>> start Extracted records

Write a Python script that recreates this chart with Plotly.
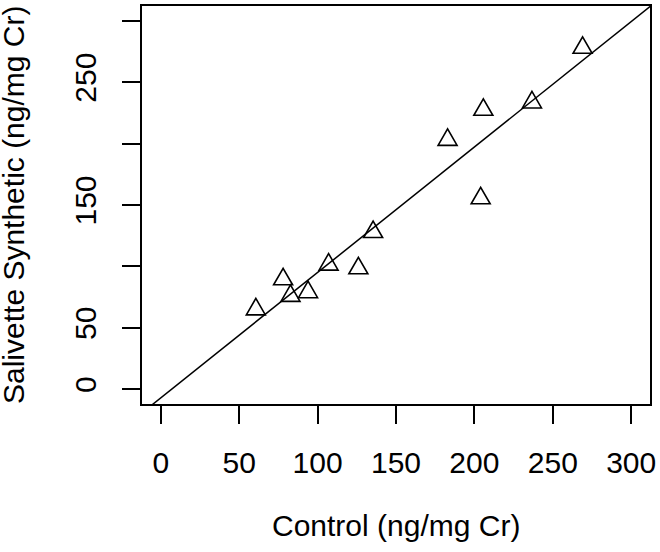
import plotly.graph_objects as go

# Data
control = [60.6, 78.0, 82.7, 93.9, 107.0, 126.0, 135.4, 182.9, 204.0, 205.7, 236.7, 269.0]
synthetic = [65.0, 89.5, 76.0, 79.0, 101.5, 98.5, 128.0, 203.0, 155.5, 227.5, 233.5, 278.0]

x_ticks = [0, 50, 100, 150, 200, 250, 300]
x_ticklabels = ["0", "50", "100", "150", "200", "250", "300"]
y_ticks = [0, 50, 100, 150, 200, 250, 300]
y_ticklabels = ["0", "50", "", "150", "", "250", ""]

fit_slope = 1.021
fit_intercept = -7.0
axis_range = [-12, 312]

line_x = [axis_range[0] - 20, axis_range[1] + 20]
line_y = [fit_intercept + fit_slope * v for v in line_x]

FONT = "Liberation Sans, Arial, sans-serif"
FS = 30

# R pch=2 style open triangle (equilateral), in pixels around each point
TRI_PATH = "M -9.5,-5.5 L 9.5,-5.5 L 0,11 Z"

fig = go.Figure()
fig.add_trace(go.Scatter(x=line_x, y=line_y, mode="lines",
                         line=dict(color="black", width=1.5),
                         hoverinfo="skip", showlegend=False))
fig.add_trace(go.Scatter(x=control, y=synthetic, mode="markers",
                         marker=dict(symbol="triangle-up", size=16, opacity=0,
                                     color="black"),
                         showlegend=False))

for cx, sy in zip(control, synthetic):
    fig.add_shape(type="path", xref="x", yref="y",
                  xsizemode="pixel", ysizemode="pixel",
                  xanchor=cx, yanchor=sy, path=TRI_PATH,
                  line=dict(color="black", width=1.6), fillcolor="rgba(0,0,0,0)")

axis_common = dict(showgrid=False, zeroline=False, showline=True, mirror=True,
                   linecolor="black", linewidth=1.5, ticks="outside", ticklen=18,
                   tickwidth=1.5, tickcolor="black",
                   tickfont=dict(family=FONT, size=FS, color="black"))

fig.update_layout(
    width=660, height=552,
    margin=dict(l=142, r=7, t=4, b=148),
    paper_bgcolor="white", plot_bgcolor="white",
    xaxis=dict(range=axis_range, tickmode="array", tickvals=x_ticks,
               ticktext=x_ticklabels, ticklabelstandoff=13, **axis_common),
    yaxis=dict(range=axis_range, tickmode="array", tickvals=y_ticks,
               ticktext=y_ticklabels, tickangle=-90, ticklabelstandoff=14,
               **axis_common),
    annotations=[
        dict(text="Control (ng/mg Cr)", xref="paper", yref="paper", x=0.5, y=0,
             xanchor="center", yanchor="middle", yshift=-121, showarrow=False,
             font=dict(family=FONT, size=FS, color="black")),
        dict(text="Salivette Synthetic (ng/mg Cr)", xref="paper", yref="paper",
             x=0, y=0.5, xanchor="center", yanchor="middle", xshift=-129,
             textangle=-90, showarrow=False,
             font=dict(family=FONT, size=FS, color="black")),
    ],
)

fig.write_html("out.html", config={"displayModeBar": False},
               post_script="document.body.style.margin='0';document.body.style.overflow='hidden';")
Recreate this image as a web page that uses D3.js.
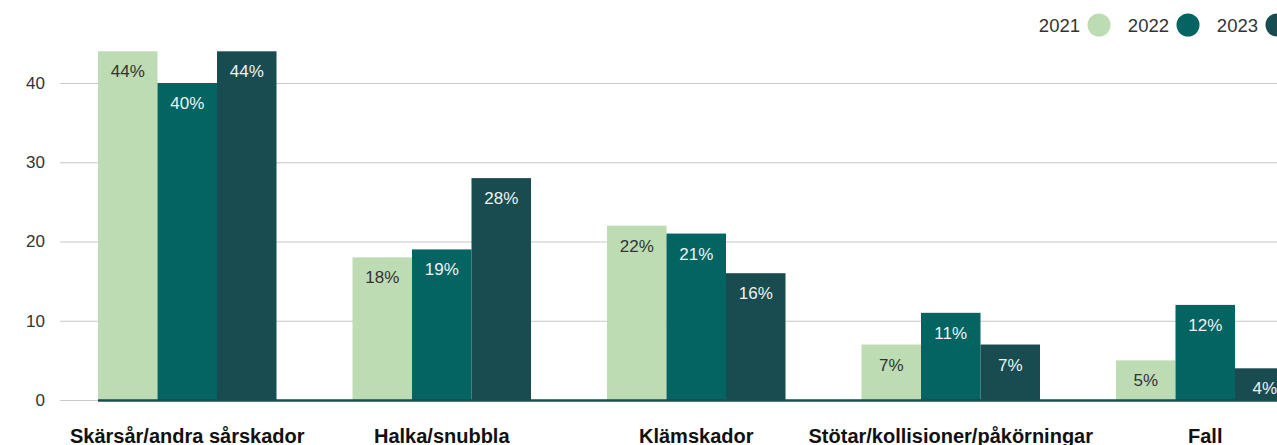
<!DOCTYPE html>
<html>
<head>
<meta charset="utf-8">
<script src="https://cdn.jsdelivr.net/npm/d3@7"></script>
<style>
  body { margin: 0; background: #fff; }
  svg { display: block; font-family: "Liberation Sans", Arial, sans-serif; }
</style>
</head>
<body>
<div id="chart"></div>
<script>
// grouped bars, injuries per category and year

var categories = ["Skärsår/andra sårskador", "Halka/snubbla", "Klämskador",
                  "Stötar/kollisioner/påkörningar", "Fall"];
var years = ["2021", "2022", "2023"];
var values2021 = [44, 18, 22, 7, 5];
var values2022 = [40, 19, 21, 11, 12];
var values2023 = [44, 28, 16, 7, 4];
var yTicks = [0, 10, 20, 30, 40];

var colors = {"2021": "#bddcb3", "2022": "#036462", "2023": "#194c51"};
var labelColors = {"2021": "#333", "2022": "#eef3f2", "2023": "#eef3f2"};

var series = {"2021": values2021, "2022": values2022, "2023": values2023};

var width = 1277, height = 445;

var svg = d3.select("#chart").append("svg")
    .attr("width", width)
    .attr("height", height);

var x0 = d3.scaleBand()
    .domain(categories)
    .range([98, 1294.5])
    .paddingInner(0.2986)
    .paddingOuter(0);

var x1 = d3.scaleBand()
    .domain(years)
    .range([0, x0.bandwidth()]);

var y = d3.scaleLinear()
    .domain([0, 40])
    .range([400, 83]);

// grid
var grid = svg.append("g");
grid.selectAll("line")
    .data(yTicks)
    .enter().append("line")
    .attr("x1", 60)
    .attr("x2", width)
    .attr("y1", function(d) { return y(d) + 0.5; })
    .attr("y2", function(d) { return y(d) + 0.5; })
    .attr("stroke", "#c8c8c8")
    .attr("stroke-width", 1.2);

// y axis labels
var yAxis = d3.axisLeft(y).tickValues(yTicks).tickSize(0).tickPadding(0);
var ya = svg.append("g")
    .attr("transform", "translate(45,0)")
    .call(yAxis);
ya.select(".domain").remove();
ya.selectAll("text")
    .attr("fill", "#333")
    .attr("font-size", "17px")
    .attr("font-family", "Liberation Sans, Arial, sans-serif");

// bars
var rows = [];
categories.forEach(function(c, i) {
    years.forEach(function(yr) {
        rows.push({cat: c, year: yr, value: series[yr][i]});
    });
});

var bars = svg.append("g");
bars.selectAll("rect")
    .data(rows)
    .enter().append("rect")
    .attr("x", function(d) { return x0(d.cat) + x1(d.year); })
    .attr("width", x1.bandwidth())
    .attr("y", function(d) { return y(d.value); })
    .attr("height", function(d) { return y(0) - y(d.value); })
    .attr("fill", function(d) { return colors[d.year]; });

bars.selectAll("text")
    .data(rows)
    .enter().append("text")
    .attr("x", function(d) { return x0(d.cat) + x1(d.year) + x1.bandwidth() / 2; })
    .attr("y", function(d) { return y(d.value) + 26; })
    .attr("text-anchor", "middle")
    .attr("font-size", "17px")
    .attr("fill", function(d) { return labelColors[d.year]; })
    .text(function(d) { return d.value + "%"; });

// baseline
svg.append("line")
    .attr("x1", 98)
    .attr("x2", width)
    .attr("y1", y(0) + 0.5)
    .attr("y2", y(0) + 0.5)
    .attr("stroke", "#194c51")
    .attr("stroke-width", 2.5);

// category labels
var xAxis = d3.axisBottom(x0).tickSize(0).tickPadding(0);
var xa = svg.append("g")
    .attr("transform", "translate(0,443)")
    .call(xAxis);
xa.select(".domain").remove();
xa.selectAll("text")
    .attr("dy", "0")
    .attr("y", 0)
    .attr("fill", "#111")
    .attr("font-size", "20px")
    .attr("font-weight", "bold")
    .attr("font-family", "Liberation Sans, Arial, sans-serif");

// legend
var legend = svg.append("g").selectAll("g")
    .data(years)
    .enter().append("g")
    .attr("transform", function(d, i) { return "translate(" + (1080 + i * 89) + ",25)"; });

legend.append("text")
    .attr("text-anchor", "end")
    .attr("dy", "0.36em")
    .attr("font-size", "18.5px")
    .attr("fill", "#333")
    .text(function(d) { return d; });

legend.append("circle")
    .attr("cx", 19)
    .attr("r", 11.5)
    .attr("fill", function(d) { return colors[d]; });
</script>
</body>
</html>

>> end Extracted records

> Given exercise
Every record is to be reproduced exactly, with no pictures included.

> Correct result
Write a Python script that recreates this chart with Plotly.
import plotly.graph_objects as go

# Data
control = [60.6, 78.0, 82.7, 93.9, 107.0, 126.0, 135.4, 182.9, 204.0, 205.7, 236.7, 269.0]
synthetic = [65.0, 89.5, 76.0, 79.0, 101.5, 98.5, 128.0, 203.0, 155.5, 227.5, 233.5, 278.0]

x_ticks = [0, 50, 100, 150, 200, 250, 300]
x_ticklabels = ["0", "50", "100", "150", "200", "250", "300"]
y_ticks = [0, 50, 100, 150, 200, 250, 300]
y_ticklabels = ["0", "50", "", "150", "", "250", ""]

fit_slope = 1.021
fit_intercept = -7.0
axis_range = [-12, 312]

line_x = [axis_range[0] - 20, axis_range[1] + 20]
line_y = [fit_intercept + fit_slope * v for v in line_x]

FONT = "Liberation Sans, Arial, sans-serif"
FS = 30

# R pch=2 style open triangle (equilateral), in pixels around each point
TRI_PATH = "M -9.5,-5.5 L 9.5,-5.5 L 0,11 Z"

fig = go.Figure()
fig.add_trace(go.Scatter(x=line_x, y=line_y, mode="lines",
                         line=dict(color="black", width=1.5),
                         hoverinfo="skip", showlegend=False))
fig.add_trace(go.Scatter(x=control, y=synthetic, mode="markers",
                         marker=dict(symbol="triangle-up", size=16, opacity=0,
                                     color="black"),
                         showlegend=False))

for cx, sy in zip(control, synthetic):
    fig.add_shape(type="path", xref="x", yref="y",
                  xsizemode="pixel", ysizemode="pixel",
                  xanchor=cx, yanchor=sy, path=TRI_PATH,
                  line=dict(color="black", width=1.6), fillcolor="rgba(0,0,0,0)")

axis_common = dict(showgrid=False, zeroline=False, showline=True, mirror=True,
                   linecolor="black", linewidth=1.5, ticks="outside", ticklen=18,
                   tickwidth=1.5, tickcolor="black",
                   tickfont=dict(family=FONT, size=FS, color="black"))

fig.update_layout(
    width=660, height=552,
    margin=dict(l=142, r=7, t=4, b=148),
    paper_bgcolor="white", plot_bgcolor="white",
    xaxis=dict(range=axis_range, tickmode="array", tickvals=x_ticks,
               ticktext=x_ticklabels, ticklabelstandoff=13, **axis_common),
    yaxis=dict(range=axis_range, tickmode="array", tickvals=y_ticks,
               ticktext=y_ticklabels, tickangle=-90, ticklabelstandoff=14,
               **axis_common),
    annotations=[
        dict(text="Control (ng/mg Cr)", xref="paper", yref="paper", x=0.5, y=0,
             xanchor="center", yanchor="middle", yshift=-121, showarrow=False,
             font=dict(family=FONT, size=FS, color="black")),
        dict(text="Salivette Synthetic (ng/mg Cr)", xref="paper", yref="paper",
             x=0, y=0.5, xanchor="center", yanchor="middle", xshift=-129,
             textangle=-90, showarrow=False,
             font=dict(family=FONT, size=FS, color="black")),
    ],
)

fig.write_html("out.html", config={"displayModeBar": False},
               post_script="document.body.style.margin='0';document.body.style.overflow='hidden';")
Recreate this image as a web page that uses D3.js.
<!DOCTYPE html>
<html>
<head>
<meta charset="utf-8">
<script src="https://cdn.jsdelivr.net/npm/d3@7"></script>
<style>
  body { margin: 0; background: #fff; }
  svg { display: block; font-family: "Liberation Sans", Arial, sans-serif; }
</style>
</head>
<body>
<div id="chart"></div>
<script>
// grouped bars, injuries per category and year

var categories = ["Skärsår/andra sårskador", "Halka/snubbla", "Klämskador",
                  "Stötar/kollisioner/påkörningar", "Fall"];
var years = ["2021", "2022", "2023"];
var values2021 = [44, 18, 22, 7, 5];
var values2022 = [40, 19, 21, 11, 12];
var values2023 = [44, 28, 16, 7, 4];
var yTicks = [0, 10, 20, 30, 40];

var colors = {"2021": "#bddcb3", "2022": "#036462", "2023": "#194c51"};
var labelColors = {"2021": "#333", "2022": "#eef3f2", "2023": "#eef3f2"};

var series = {"2021": values2021, "2022": values2022, "2023": values2023};

var width = 1277, height = 445;

var svg = d3.select("#chart").append("svg")
    .attr("width", width)
    .attr("height", height);

var x0 = d3.scaleBand()
    .domain(categories)
    .range([98, 1294.5])
    .paddingInner(0.2986)
    .paddingOuter(0);

var x1 = d3.scaleBand()
    .domain(years)
    .range([0, x0.bandwidth()]);

var y = d3.scaleLinear()
    .domain([0, 40])
    .range([400, 83]);

// grid
var grid = svg.append("g");
grid.selectAll("line")
    .data(yTicks)
    .enter().append("line")
    .attr("x1", 60)
    .attr("x2", width)
    .attr("y1", function(d) { return y(d) + 0.5; })
    .attr("y2", function(d) { return y(d) + 0.5; })
    .attr("stroke", "#c8c8c8")
    .attr("stroke-width", 1.2);

// y axis labels
var yAxis = d3.axisLeft(y).tickValues(yTicks).tickSize(0).tickPadding(0);
var ya = svg.append("g")
    .attr("transform", "translate(45,0)")
    .call(yAxis);
ya.select(".domain").remove();
ya.selectAll("text")
    .attr("fill", "#333")
    .attr("font-size", "17px")
    .attr("font-family", "Liberation Sans, Arial, sans-serif");

// bars
var rows = [];
categories.forEach(function(c, i) {
    years.forEach(function(yr) {
        rows.push({cat: c, year: yr, value: series[yr][i]});
    });
});

var bars = svg.append("g");
bars.selectAll("rect")
    .data(rows)
    .enter().append("rect")
    .attr("x", function(d) { return x0(d.cat) + x1(d.year); })
    .attr("width", x1.bandwidth())
    .attr("y", function(d) { return y(d.value); })
    .attr("height", function(d) { return y(0) - y(d.value); })
    .attr("fill", function(d) { return colors[d.year]; });

bars.selectAll("text")
    .data(rows)
    .enter().append("text")
    .attr("x", function(d) { return x0(d.cat) + x1(d.year) + x1.bandwidth() / 2; })
    .attr("y", function(d) { return y(d.value) + 26; })
    .attr("text-anchor", "middle")
    .attr("font-size", "17px")
    .attr("fill", function(d) { return labelColors[d.year]; })
    .text(function(d) { return d.value + "%"; });

// baseline
svg.append("line")
    .attr("x1", 98)
    .attr("x2", width)
    .attr("y1", y(0) + 0.5)
    .attr("y2", y(0) + 0.5)
    .attr("stroke", "#194c51")
    .attr("stroke-width", 2.5);

// category labels
var xAxis = d3.axisBottom(x0).tickSize(0).tickPadding(0);
var xa = svg.append("g")
    .attr("transform", "translate(0,443)")
    .call(xAxis);
xa.select(".domain").remove();
xa.selectAll("text")
    .attr("dy", "0")
    .attr("y", 0)
    .attr("fill", "#111")
    .attr("font-size", "20px")
    .attr("font-weight", "bold")
    .attr("font-family", "Liberation Sans, Arial, sans-serif");

// legend
var legend = svg.append("g").selectAll("g")
    .data(years)
    .enter().append("g")
    .attr("transform", function(d, i) { return "translate(" + (1080 + i * 89) + ",25)"; });

legend.append("text")
    .attr("text-anchor", "end")
    .attr("dy", "0.36em")
    .attr("font-size", "18.5px")
    .attr("fill", "#333")
    .text(function(d) { return d; });

legend.append("circle")
    .attr("cx", 19)
    .attr("r", 11.5)
    .attr("fill", function(d) { return colors[d]; });
</script>
</body>
</html>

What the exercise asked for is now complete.